Almost as common is a split seam in your tents lining or a guy wire anchor giving way. I am sure all you campers have been there – tripping over a guy line at night or having to much pressure on the seams of your bubble tent. It is imperative that you purchase and have with you a small sowing kit when you go camping, often when you buy your tent they can come included. This will enable you to deal with simple repairs of this type. You need to use small and even spaced stitches when repairing your tent, try and resist the temptation to rush the repair with fewer and bigger stitches. If you take you time with the repair, you can be assured that you will have done a tough job that will last a long time.

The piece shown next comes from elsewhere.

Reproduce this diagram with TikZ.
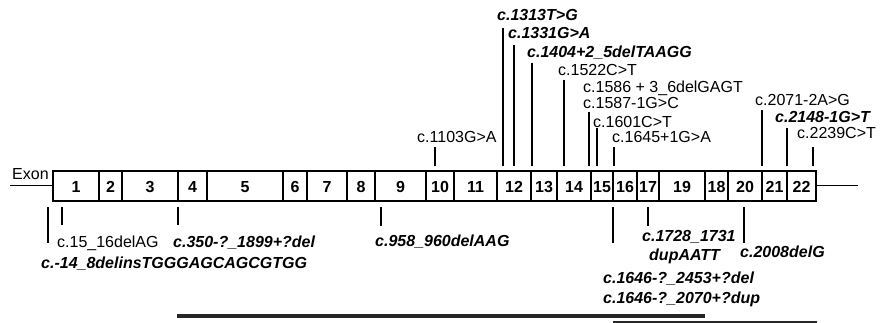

Most suppliers of bubble tents have tape-sealed seams. They can leak but you can easily repair them with proprietary seam sealer, again lots of tents come supplied with a small tube for your use. Do not try and seal seams if the tent is wet you need to wait until it is thoroughly dry. Paint the sealer on the seam and let dry for a day or two if possible. Best to do it at the start of your camping trip. The sealer is very sticky and can stick to other parts of the tent so be extra careful to make sure that it does not come into contact with a zip.
Any tears and punctures in the bubble tent fabric and groundsheet can be fixed temporarily with gaffer tape which is also suitable for a temporary repair on tent poles if you have no spares on your camping trip. Always make sure you have a roll in the car with you. Good quality tents often have self-adhesive patches for a more permanent fix.
The main point to make is that with any bubble tent repair makes sure that the area around the repair is sufficiently clean and dry, then get someone to hold a flat object like a CD case behind the hole, so you have something firm to push against, this enables you to repair the damage without any creases or bubbling.